• Stated goal:
Collect all lines containing the word "with" from the data.

** Start of Source data **

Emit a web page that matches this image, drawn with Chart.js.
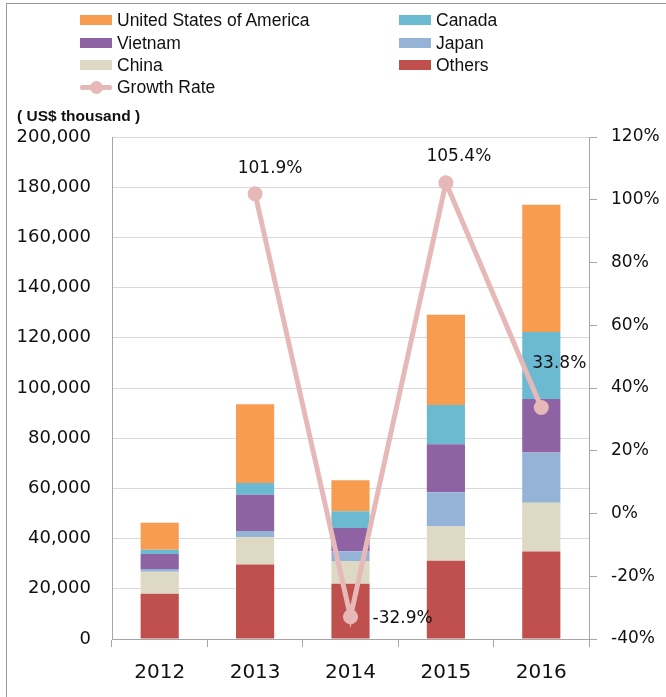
<!DOCTYPE html>
<html>
<head>
<meta charset="utf-8">
<script src="https://cdn.jsdelivr.net/npm/chart.js@4/dist/chart.umd.min.js"></script>
<style>
    html, body { margin: 0; padding: 0; background: #fff; }
    #wrap { position: relative; width: 666px; height: 697px; overflow: hidden; }
    #frame { position: absolute; left: 6px; top: 3px; width: 680px; height: 720px; border-left: 1px solid #9a9a9a; border-top: 1px solid #9a9a9a; }
    canvas { position: absolute; left: 0; top: 0; }
    .leg { position: absolute; font-family: "Liberation Sans", Arial, sans-serif; font-size: 17.5px; color: #111; line-height: 20px; white-space: nowrap; }
    .sw { position: absolute; width: 32px; height: 10px; }
    #unit { position: absolute; left: 17px; top: 107px; font-family: "Liberation Sans", Arial, sans-serif; font-weight: bold; font-size: 15.5px; color: #111; white-space: nowrap; }
</style>
</head>
<body>
<div id="wrap">
    <div id="frame"></div>
    <canvas id="chart" width="666" height="697"></canvas>
    <div id="legend"></div>
    <div id="unit">( US$ thousand )</div>
</div>
<script>
// ===========================
// Data
// ===========================
const years = ['2012', '2013', '2014', '2015', '2016'];

const others  = [18000, 29700, 22000, 31200, 34900];
const china   = [8800, 10900, 9100, 13600, 19400];
const japan   = [1100, 2400, 3900, 13700, 20000];
const vietnam = [6000, 14500, 9200, 19100, 21300];
const canada  = [1700, 4700, 6700, 15600, 26700];
const usa     = [10700, 31300, 12300, 36000, 50700];

const growthRate = [null, 101.9, -32.9, 105.4, 33.8];

const barSeries = [
    { label: 'Others', data: others, color: '#c0504d' },
    { label: 'China', data: china, color: '#ddd9c4' },
    { label: 'Japan', data: japan, color: '#95b3d7' },
    { label: 'Vietnam', data: vietnam, color: '#8e62a3' },
    { label: 'Canada', data: canada, color: '#6cbad1' },
    { label: 'United States of America', data: usa, color: '#f79c51' },
];

const lineColor = '#e6b9b8';
const tickFont = { family: '"DejaVu Sans", Verdana, sans-serif', size: 18 };
const axisGrey = '#a6a6a6';

// ===========================
// Legend (two columns, like the original)
// ===========================
const legendItems = [
    { label: 'United States of America', color: '#f79c51', x: 80, y: 20 },
    { label: 'Canada', color: '#6cbad1', x: 399, y: 20 },
    { label: 'Vietnam', color: '#8e62a3', x: 80, y: 42.5 },
    { label: 'Japan', color: '#95b3d7', x: 399, y: 42.5 },
    { label: 'China', color: '#ddd9c4', x: 80, y: 65 },
    { label: 'Others', color: '#c0504d', x: 399, y: 65 },
];

const legendEl = document.getElementById('legend');
legendItems.forEach(item => {
    const sw = document.createElement('div');
    sw.className = 'sw';
    sw.style.left = item.x + 'px';
    sw.style.top = (item.y - 5) + 'px';
    sw.style.background = item.color;
    legendEl.appendChild(sw);

    const txt = document.createElement('div');
    txt.className = 'leg';
    txt.style.left = (item.x + 37) + 'px';
    txt.style.top = (item.y - 10) + 'px';
    txt.textContent = item.label;
    legendEl.appendChild(txt);
});

// growth rate legend entry: thick line with a round marker
const gl = document.createElement('div');
gl.style.cssText = 'position:absolute;left:80px;top:85px;width:32px;height:5px;background:' + lineColor + ';border-radius:2px;';
legendEl.appendChild(gl);
const gd = document.createElement('div');
gd.style.cssText = 'position:absolute;left:90px;top:81px;width:13px;height:13px;border-radius:50%;background:' + lineColor + ';';
legendEl.appendChild(gd);
const gt = document.createElement('div');
gt.className = 'leg';
gt.style.left = '117px';
gt.style.top = '77px';
gt.textContent = 'Growth Rate';
legendEl.appendChild(gt);

// ===========================
// Growth rate labels
// ===========================
const labelOffsets = [null, { dx: 15, dy: -25, align: 'center' }, { dx: 22, dy: 2, align: 'left' },
    { dx: 13, dy: -26, align: 'center' }, { dx: 18, dy: -44, align: 'center' }];

const growthLabels = {
    id: 'growthLabels',
    afterDatasetsDraw(chart) {
        const idx = chart.data.datasets.findIndex(d => d.type === 'line');
        const meta = chart.getDatasetMeta(idx);
        const ctx = chart.ctx;
        ctx.save();
        ctx.font = '17px "DejaVu Sans", Verdana, sans-serif';
        ctx.fillStyle = '#111';
        ctx.textBaseline = 'middle';
        meta.data.forEach((pt, i) => {
            const v = growthRate[i];
            if (v === null || !labelOffsets[i]) return;
            const o = labelOffsets[i];
            ctx.textAlign = o.align;
            ctx.fillText(v.toFixed(1) + '%', pt.x + o.dx, pt.y + o.dy);
        });
        ctx.restore();
    },
};

// ===========================
// Chart
// ===========================
const datasets = barSeries.map(s => ({
    type: 'bar',
    label: s.label,
    data: s.data,
    backgroundColor: s.color,
    borderWidth: 0,
    barPercentage: 0.4,
    categoryPercentage: 1,
    yAxisID: 'y',
    stack: 'exports',
    order: 1,
}));

datasets.push({
    type: 'line',
    label: 'Growth Rate',
    data: growthRate,
    borderColor: lineColor,
    backgroundColor: lineColor,
    borderWidth: 5,
    pointRadius: 7.5,
    pointHoverRadius: 7.5,
    pointBorderWidth: 0,
    tension: 0,
    yAxisID: 'y1',
    order: 0,
});

new Chart(document.getElementById('chart'), {
    data: { labels: years, datasets },
    plugins: [growthLabels],
    options: {
        responsive: false,
        animation: false,
        layout: { padding: { top: 137, left: 0, right: 0, bottom: 0 } },
        plugins: {
            legend: { display: false },
            tooltip: { enabled: false },
        },
        scales: {
            x: {
                stacked: true,
                offset: true,
                grid: {
                    offset: true,
                    drawOnChartArea: false,
                    drawTicks: true,
                    tickLength: 8,
                    color: axisGrey,
                },
                border: { color: axisGrey, width: 1 },
                ticks: { font: { ...tickFont, size: 20 }, color: '#111', padding: 14 },
                afterFit: s => { s.height = 58; },
            },
            y: {
                stacked: true,
                position: 'left',
                min: 0,
                max: 200000,
                ticks: {
                    stepSize: 20000,
                    font: tickFont,
                    color: '#111',
                    padding: 21,
                    callback: v => v.toLocaleString('en-US'),
                },
                grid: { color: '#d9d9d9', drawTicks: false },
                border: { color: axisGrey, width: 1 },
                afterFit: s => { s.width = 112; },
            },
            y1: {
                position: 'right',
                min: -40,
                max: 120,
                ticks: {
                    stepSize: 20,
                    font: { ...tickFont, size: 17 },
                    color: '#111',
                    padding: 14,
                    callback: v => v + '%',
                },
                grid: { drawOnChartArea: false, drawTicks: true, tickLength: 8, color: axisGrey },
                border: { color: axisGrey, width: 1 },
                afterFit: s => { s.width = 77; },
            },
        },
    },
});
</script>
</body>
</html>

** End of Source data **

• Written solution:
Emit a web page that matches this image, drawn with Chart.js.
// growth rate legend entry: thick line with a round marker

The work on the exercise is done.